# Data excerpt
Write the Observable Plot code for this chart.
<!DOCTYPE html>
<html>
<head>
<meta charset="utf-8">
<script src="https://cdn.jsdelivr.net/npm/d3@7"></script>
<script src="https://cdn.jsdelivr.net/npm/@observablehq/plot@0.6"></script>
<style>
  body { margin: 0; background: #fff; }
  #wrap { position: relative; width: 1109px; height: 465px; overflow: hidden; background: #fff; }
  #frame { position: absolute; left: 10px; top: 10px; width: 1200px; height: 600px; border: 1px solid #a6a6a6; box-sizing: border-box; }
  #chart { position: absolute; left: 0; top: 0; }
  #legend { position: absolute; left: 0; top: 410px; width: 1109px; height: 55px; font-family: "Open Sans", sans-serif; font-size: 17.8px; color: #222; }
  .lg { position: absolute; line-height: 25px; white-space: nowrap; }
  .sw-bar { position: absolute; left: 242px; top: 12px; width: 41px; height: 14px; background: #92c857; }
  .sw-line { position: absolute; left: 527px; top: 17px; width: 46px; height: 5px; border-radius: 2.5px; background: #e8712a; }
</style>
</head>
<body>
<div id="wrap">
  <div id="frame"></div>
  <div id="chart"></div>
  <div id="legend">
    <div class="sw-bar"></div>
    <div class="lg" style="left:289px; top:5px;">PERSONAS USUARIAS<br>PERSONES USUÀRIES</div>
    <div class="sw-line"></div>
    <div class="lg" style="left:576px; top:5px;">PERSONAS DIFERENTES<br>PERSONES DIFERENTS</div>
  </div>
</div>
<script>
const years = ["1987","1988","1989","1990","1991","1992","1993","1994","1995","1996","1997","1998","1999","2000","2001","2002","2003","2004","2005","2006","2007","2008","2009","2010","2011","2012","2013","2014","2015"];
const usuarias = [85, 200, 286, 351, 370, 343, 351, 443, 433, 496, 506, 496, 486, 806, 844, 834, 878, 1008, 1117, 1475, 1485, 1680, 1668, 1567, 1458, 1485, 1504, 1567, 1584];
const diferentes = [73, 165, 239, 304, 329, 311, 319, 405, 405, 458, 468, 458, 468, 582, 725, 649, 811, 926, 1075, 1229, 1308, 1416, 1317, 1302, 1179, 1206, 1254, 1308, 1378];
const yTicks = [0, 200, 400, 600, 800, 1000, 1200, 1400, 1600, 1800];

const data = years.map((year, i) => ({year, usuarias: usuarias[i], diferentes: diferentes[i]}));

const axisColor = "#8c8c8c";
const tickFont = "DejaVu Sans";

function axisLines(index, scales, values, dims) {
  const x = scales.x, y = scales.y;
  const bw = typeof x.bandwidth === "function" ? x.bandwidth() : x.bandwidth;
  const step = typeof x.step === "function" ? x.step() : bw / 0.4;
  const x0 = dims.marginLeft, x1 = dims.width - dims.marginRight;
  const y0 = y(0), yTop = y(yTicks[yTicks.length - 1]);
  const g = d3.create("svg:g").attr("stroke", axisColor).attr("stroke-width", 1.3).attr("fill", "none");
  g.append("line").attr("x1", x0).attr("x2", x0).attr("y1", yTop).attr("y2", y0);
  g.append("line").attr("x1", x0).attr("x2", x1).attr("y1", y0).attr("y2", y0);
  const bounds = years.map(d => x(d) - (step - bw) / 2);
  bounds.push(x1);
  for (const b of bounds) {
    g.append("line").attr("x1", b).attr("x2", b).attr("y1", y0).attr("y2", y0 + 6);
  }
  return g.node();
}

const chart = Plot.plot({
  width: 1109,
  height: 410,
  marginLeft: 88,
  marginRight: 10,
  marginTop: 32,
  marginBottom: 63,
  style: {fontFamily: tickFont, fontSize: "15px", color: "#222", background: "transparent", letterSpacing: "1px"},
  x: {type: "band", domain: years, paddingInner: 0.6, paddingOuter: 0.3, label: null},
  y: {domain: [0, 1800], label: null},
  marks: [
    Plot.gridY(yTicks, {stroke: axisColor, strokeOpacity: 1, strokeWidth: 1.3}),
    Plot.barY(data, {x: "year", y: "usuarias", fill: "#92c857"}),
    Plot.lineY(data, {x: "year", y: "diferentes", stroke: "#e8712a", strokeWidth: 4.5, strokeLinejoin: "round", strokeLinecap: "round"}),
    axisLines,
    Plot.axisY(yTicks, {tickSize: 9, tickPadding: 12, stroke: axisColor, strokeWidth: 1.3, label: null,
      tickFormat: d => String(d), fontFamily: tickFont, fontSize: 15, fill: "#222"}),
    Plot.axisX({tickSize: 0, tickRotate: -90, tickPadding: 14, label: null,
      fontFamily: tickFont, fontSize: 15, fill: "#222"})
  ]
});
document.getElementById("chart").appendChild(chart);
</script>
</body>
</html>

# Short problem
Scan the material above and determine how many lines include the word "chart"; report only the number.

# Exercise answer
5